Until now, many ASDP organizations have been mostly working in local contexts with little (or limited) opportunity for dialogue with ASDP’s in different geographical locations. The aim of this website is to create space for the ASDP community to come together, and to engage in a productive dialogue, and to learn from and support one another in the important (though sometimes difficult) work being done. It is also a space for the celebration of successes, and sharing of news and events across the international ASDP community, so please feel free to share your news with us!

The ASDP website encourages founders, international and local staff, athletes, local youth leaders and participants, volunteers, founders, and researchers, to share their experiences and visions for their organizations and initiatives. In so doing, this site will offer an array of different forms of knowledge and expertise to further support the often very challenging work being done in local communities around the world.

Welcome to the ASDP community!


About Us


Dr Holly Thorpe (Founder)                                          

This website was founded by Associate Professor Holly Thorpe. Dr Thorpe works in Te Oranga, School of Human Development and Movement Studies, at the University of Waikato in New Zealand. She has published over 60 journal articles and book chapters on action sports in local and global contexts, and is the author of Transnational Mobilities in Action Sport Cultures and Snowboarding Bodies in Theory and Practice, and has co-edited the Berkshire Encyclopedia of Extreme Sports (with Douglas Booth), Greenwood Extreme Sport Series (with Douglas Booth), and Women in Action Sport Cultures: Identity, Experience, Politics and Pedagogies (with Rebecca Olive), and Routledge Handbook of Physical Cultural Studies (With Michael Silk and David Andrews). She has been a recipient of both Fulbright and Leverhulme Fellowships, and has worked with the International Olympic Committee and the Commonwealth Advisory Board of Sports. Holly is committed to finding new ways of putting research into action, and making her research more accessible to wider audiences. Action Sports for Development and Peace is the primary focus of her current work, and in July (2016) she gave a TedX talk titled 'Action Sports for a Better World'. You can read more of her research related to ASDP here. Prior to her life as an academic, Holly was a semi-professional snowboarder.
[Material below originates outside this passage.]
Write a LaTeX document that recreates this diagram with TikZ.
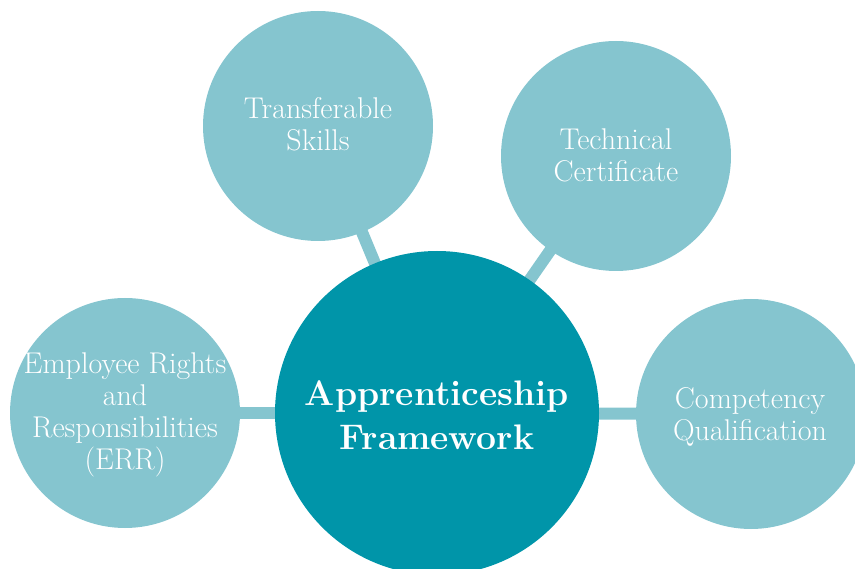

Holly is very grateful to the Royal Society of New Zealand (via her Fast-Start Marsden Grant) and the Wilf Malcolm Institute of Educational Research for their generous support of this website and her ongoing research on ASDP.



Nida Ahmad (Lead Admin)

Our lead Administrator is the amazing Nida Ahmad. Nida is a Ph.D. candidate in the Sports and Leisure Studies program at the University of Waikato in New Zealand. She received her B.A. (2003) in Political Science from the University of Colorado at Boulder and her M.A. (2013) in Communication, Culture and Technology from Georgetown University. She has more than nine years of experience developing, managing and implementing professional, educational and sports diplomacy programs for the U.S. Department of State, U.S. embassies abroad and non-profit organizations. She has a slight addiction to coffee and an intimate relationship with graffiti art.